Even Loma Linda Medical Center (California, USA) was loath to treat AIDS patients because of the "fear of infection, moral disgust with the patients and risk of financial problems attendant on providing care for patients who often lacked medical insurance."
Dr Lawson recounted the difficulties encountered by the worldwide church's AIDS Committee, formed in 1987, and Adventist AIDS activists such as Eunice Diaz and Dr Harvey Elder.
"An Adventist AIDS conference in Harare in 2003 represented a turning point, at least in acknowledging that Adventism had been slow to respond to the epidemic, that many Adventists were infected, and that those who had contracted the disease frequently faced stigmatisation in their churches," Dr Lawson noted.

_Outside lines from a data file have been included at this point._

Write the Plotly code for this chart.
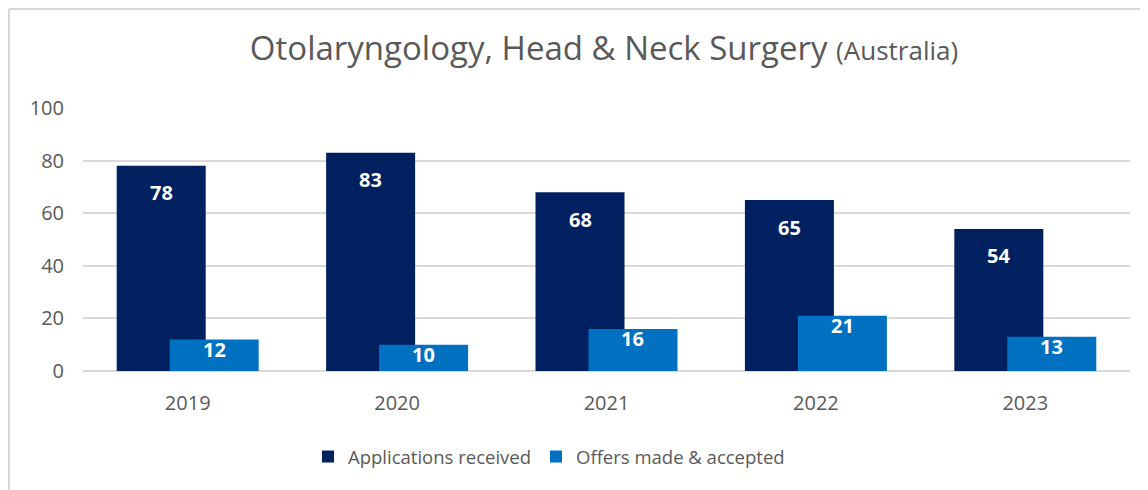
import plotly.graph_objects as go

years = ["2019", "2020", "2021", "2022", "2023"]
applications = [78, 83, 68, 65, 54]
offers = [12, 10, 16, 21, 13]
series_names = ["Applications received", "Offers made & accepted"]
y_ticks = [0, 20, 40, 60, 80, 100]

NAVY = "#002060"
BLUE = "#0070C0"
GRAY_TXT = "#595959"
GRID = "#d9d9d9"
FONT = "Open Sans, Lato, sans-serif"

W, H = 1140, 482
L, R, T, B = 75, 18, 100, 119
BW = 0.425
OFF = 0.1265

fig = go.Figure()
fig.add_trace(go.Bar(x=years, y=applications, name=series_names[0], marker_color=NAVY,
                     marker_line_width=0, width=BW, offset=-OFF - BW / 2, hoverinfo="y"))
fig.add_trace(go.Bar(x=years, y=offers, name=series_names[1], marker_color=BLUE,
                     marker_line_width=0, width=BW, offset=OFF - BW / 2, hoverinfo="y"))

ann = []
for i, (a, o) in enumerate(zip(applications, offers)):
    ann.append(dict(x=i - OFF, y=a, text=f"<b>{a}</b>", showarrow=False, yshift=-27,
                    font=dict(family=FONT, size=20, color="white"), xref="x", yref="y"))
    ann.append(dict(x=i + OFF, y=o, text=f"<b>{o}</b>", showarrow=False, yshift=-10,
                    font=dict(family=FONT, size=20, color="white"), xref="x", yref="y"))

pw = W - L - R
ph = H - T - B
x_left = (1 - L) / pw
y_top = 1 + (T - 1) / ph
fig.update_layout(
    template="none",
    width=W, height=H,
    margin=dict(l=L, r=R, t=T, b=B, autoexpand=False),
    paper_bgcolor="white", plot_bgcolor="white",
    barmode="overlay",
    font=dict(family=FONT, color=GRAY_TXT),
    title=dict(text="Otolaryngology, Head & Neck Surgery <span style='font-size:26px'>(Australia)</span>",
               x=(596 / W), xanchor="center", y=1 - 40 / H, yanchor="middle",
               font=dict(family=FONT, size=33, color=GRAY_TXT)),
    xaxis=dict(type="category", range=[-0.5, 4.5], showgrid=False, showline=False, automargin=False,
               ticks="", tickfont=dict(size=20, color=GRAY_TXT), ticklabelstandoff=18),
    yaxis=dict(range=[0, 100], tickvals=y_ticks, showgrid=True, gridcolor=GRID, gridwidth=2,
               automargin=False,
               zeroline=True, zerolinecolor=GRID, zerolinewidth=2, showline=False, ticks="",
               tickfont=dict(size=20, color=GRAY_TXT), ticklabelstandoff=18),
    legend=dict(orientation="h", xref="container", yref="container", x=541 / W, xanchor="center",
                y=1 - 449 / H, yanchor="middle", font=dict(size=18.5, color=GRAY_TXT),
                bgcolor="rgba(0,0,0,0)"),
    annotations=ann,
    shapes=[
        dict(type="line", xref="paper", yref="paper", x0=x_left, x1=1 + (R + 20) / pw,
             y0=y_top, y1=y_top, line=dict(color=GRID, width=2), layer="below"),
        dict(type="line", xref="paper", yref="paper", x0=x_left, x1=x_left,
             y0=y_top, y1=-(B + 20) / ph, line=dict(color=GRID, width=2), layer="below"),
    ],
    showlegend=True,
)
fig.write_html("out.html")
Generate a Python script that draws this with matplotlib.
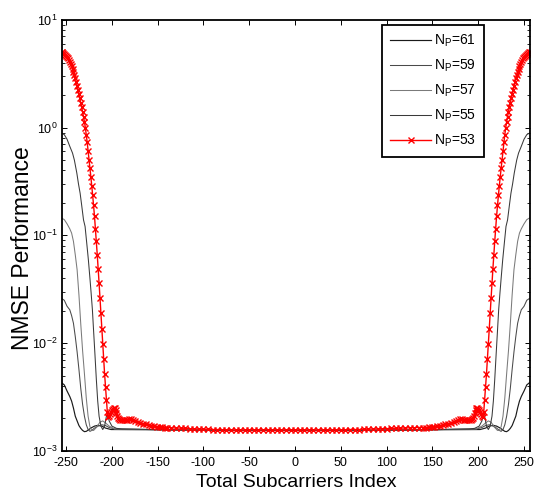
import numpy as np
import matplotlib
matplotlib.use("Agg")
import matplotlib.pyplot as plt
from matplotlib.ticker import LogLocator, NullFormatter, MultipleLocator

plt.rcParams["font.family"] = ["Liberation Sans", "DejaVu Sans"]
plt.rcParams["axes.unicode_minus"] = False
plt.rcParams["mathtext.fontset"] = "custom"
plt.rcParams["mathtext.rm"] = "Liberation Sans"
plt.rcParams["mathtext.it"] = "Liberation Sans:italic"

# Subcarrier index range
X_MIN, X_MAX = -255, 256

# Edge profiles: distance from the band edge (subcarriers) and NMSE value.
# The same profile is used at the lower and the upper band edge.
red_d = [0, 1, 2, 3, 4, 5, 6, 7, 8, 9, 10, 11, 12, 13, 14, 15, 16, 17, 18, 19,
         20, 21, 22, 23, 24, 25, 26, 27, 28, 29, 30, 31, 32, 33, 34, 35, 36, 37,
         38, 39, 40, 41, 42, 43, 44, 45, 46, 47, 48, 49, 50, 51, 52, 53, 54, 55,
         56, 57, 58, 59, 60, 61, 62, 63, 64, 66, 68, 70, 72, 74, 76, 78, 80, 83,
         86, 89, 92, 95, 98, 101, 104, 107, 110, 113]
red_v = [5.08, 5.03, 4.95, 4.85, 4.73, 4.63, 4.52, 4.4, 4.25, 4.1, 3.9, 3.7,
         3.5, 3.3, 3.1, 2.88, 2.66, 2.45, 2.25, 2.05, 1.87, 1.7, 1.55, 1.4,
         1.26, 1.13, 1.0, 0.86, 0.73, 0.61, 0.5, 0.42, 0.35, 0.29, 0.235, 0.19,
         0.15, 0.115, 0.088, 0.066, 0.049, 0.036, 0.026, 0.019, 0.0135, 0.0098,
         0.0071, 0.0052, 0.0039, 0.003, 0.0023, 0.00205, 0.0021, 0.00218,
         0.0023, 0.0024, 0.00247, 0.0025, 0.00248, 0.0024, 0.00225, 0.0021,
         0.002, 0.00196, 0.00194, 0.00193, 0.00192, 0.00193, 0.00195, 0.00197,
         0.00197, 0.00195, 0.0019, 0.00186, 0.00182, 0.00179, 0.00176, 0.00174,
         0.00172, 0.0017, 0.00168, 0.00167, 0.00166, 0.00165]

np55_d = [0, 3, 6, 9, 12, 14, 16.7, 18.5, 20.3, 22, 24, 25.7, 27.5, 29.3, 31,
          32.3, 33.7, 35, 36.5, 38, 39.5, 41, 43, 45, 47, 49, 50.5, 52, 55, 60, 66]
np55_v = [0.89, 0.86, 0.78, 0.67, 0.58, 0.5, 0.378, 0.3, 0.246, 0.19, 0.139,
          0.121, 0.085, 0.0593, 0.04, 0.0292, 0.0204, 0.013, 0.0078, 0.0046,
          0.0029, 0.0021, 0.0017, 0.00158, 0.0017, 0.0021, 0.00215, 0.0019,
          0.0017, 0.00162, 0.0016]

np57_d = [0, 3, 6, 9, 11, 13, 15, 17, 19, 21, 23, 25, 27, 29, 31, 33, 35, 38,
          42, 45, 48, 52, 58]
np57_v = [0.145, 0.14, 0.128, 0.115, 0.105, 0.088, 0.066, 0.048, 0.028, 0.015,
          0.0085, 0.0052, 0.0031, 0.0021, 0.00168, 0.00155, 0.00155, 0.00165,
          0.00185, 0.0019, 0.00182, 0.0017, 0.0016]

np59_d = [0, 3, 6, 9, 11, 13, 15, 17, 19, 21, 23, 25, 27, 29, 31, 33, 36, 40,
          44, 48, 52, 58]
np59_v = [0.026, 0.025, 0.022, 0.0204, 0.018, 0.0153, 0.0115, 0.0083, 0.0057,
          0.0038, 0.0027, 0.0021, 0.00175, 0.00158, 0.00152, 0.00155, 0.00163,
          0.0017, 0.00175, 0.00172, 0.00165, 0.0016]

np61_d = [0, 3, 6, 9, 11, 13, 15, 17, 19, 21, 23, 25, 27, 29, 32, 36, 40, 44,
          48, 54]
np61_v = [0.0043, 0.0041, 0.0036, 0.0032, 0.0029, 0.0025, 0.0021, 0.0019,
          0.00172, 0.00162, 0.00155, 0.00151, 0.00152, 0.00156, 0.00163,
          0.0017, 0.00173, 0.0017, 0.00163, 0.00158]

# Inner band (x = -140 ... 140)
red_mid_x = list(range(-140, 141, 5))
red_mid_v = [0.00165, 0.00164, 0.00163, 0.00163, 0.00162, 0.00161, 0.0016,
             0.0016, 0.00159, 0.00159, 0.00158, 0.00158, 0.00157, 0.00157,
             0.00157, 0.00156, 0.00157, 0.00156, 0.00157, 0.00157, 0.00156,
             0.00157, 0.00157, 0.00156, 0.00157, 0.00156, 0.00157, 0.00157,
             0.00156, 0.00157, 0.00156, 0.00157, 0.00157, 0.00156, 0.00157,
             0.00157, 0.00156, 0.00157, 0.00157, 0.00157, 0.00158, 0.00158,
             0.00158, 0.00159, 0.00159, 0.0016, 0.0016, 0.00161, 0.00161,
             0.00162, 0.00162, 0.00163, 0.00163, 0.00164, 0.00164, 0.00165,
             0.00165]
black_mid_x = list(range(-140, 141, 20))
black_mid_v = [0.00157, 0.00156, 0.00156, 0.00155, 0.00155, 0.00155, 0.00155,
               0.00155, 0.00155, 0.00155, 0.00155, 0.00155, 0.00156, 0.00156,
               0.00157]

labels = ["N$_\\mathrm{P}$=61", "N$_\\mathrm{P}$=59", "N$_\\mathrm{P}$=57",
          "N$_\\mathrm{P}$=55", "N$_\\mathrm{P}$=53"]


def full_curve(d, v, mid_x, mid_v):
    d = np.asarray(d, float)
    v = np.asarray(v, float)
    x = np.concatenate([X_MIN + d, mid_x, (X_MAX - d)[::-1]])
    y = np.concatenate([v, mid_v, v[::-1]])
    return x, y


fig = plt.figure(figsize=(5.34, 4.95), dpi=100)
ax = fig.add_axes([0.1161, 0.089, 0.8764, 0.871])

styles = [
    dict(color="#1a1a1a", lw=0.85),
    dict(color="#4a4a4a", lw=0.75),
    dict(color="#7a7a7a", lw=0.75),
    dict(color="#3a3a3a", lw=0.75),
]
profiles = [(np61_d, np61_v), (np59_d, np59_v), (np57_d, np57_v), (np55_d, np55_v)]
for (d, v), st, lab in zip(profiles, styles, labels[:4]):
    x, y = full_curve(d, v, black_mid_x, black_mid_v)
    ax.plot(x, y, label=lab, **st)

x, y = full_curve(red_d, red_v, red_mid_x, red_mid_v)
ax.plot(x, y, color="red", lw=1.0, marker="x", ms=4.0, mew=1.0,
        label=labels[4])

ax.set_yscale("log")
ax.set_xlim(-254.5, 256.5)
ax.set_ylim(1e-3, 1e1)
ax.xaxis.set_major_locator(MultipleLocator(50))
ax.yaxis.set_major_locator(LogLocator(base=10, numticks=10))
ax.yaxis.set_minor_locator(LogLocator(base=10, subs=np.arange(2, 10), numticks=20))
ax.yaxis.set_minor_formatter(NullFormatter())

ax.tick_params(which="both", direction="in", top=True, right=True,
               labelsize=9, colors="black")
ax.tick_params(axis="x", pad=4)
ax.tick_params(axis="y", pad=3)
ax.tick_params(which="major", length=3.5, width=0.7)
ax.tick_params(which="minor", length=2.2, width=0.6)
for sp in ax.spines.values():
    sp.set_linewidth(1.3)

ax.set_xlabel("Total Subcarriers Index", fontsize=14, labelpad=4)
ax.set_ylabel("NMSE Performance", fontsize=16.5)
ax.yaxis.set_label_coords(-0.06, 0.47)

leg = ax.legend(loc="upper left", bbox_to_anchor=(0.684, 0.988),
                borderaxespad=0, fontsize=10, handlelength=3.0,
                handletextpad=0.2, labelspacing=0.62, borderpad=0.55,
                numpoints=1, fancybox=False, framealpha=1)
leg.get_frame().set_edgecolor("black")
leg.get_frame().set_linewidth(1.3)

fig.savefig("out.png", dpi=100)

Dr Lawson, an Adventist whose mother taught at Avondale (1937), graduated from the University of Queensland (PhD, history and sociology, 1970). Since 1977, he has been a professor of sociology in Queens College, City University of New York--one of the university's 23 campuses.
Databases in the Avondale Library (such as ProQuest) offer the full text of many of Dr Lawson's 24 journal articles reporting his research relating to global Adventism, the focus of three books he is writing. Dr Lawson has also written a chapter in Christianity and Homosexuality (2008), a book now in the library.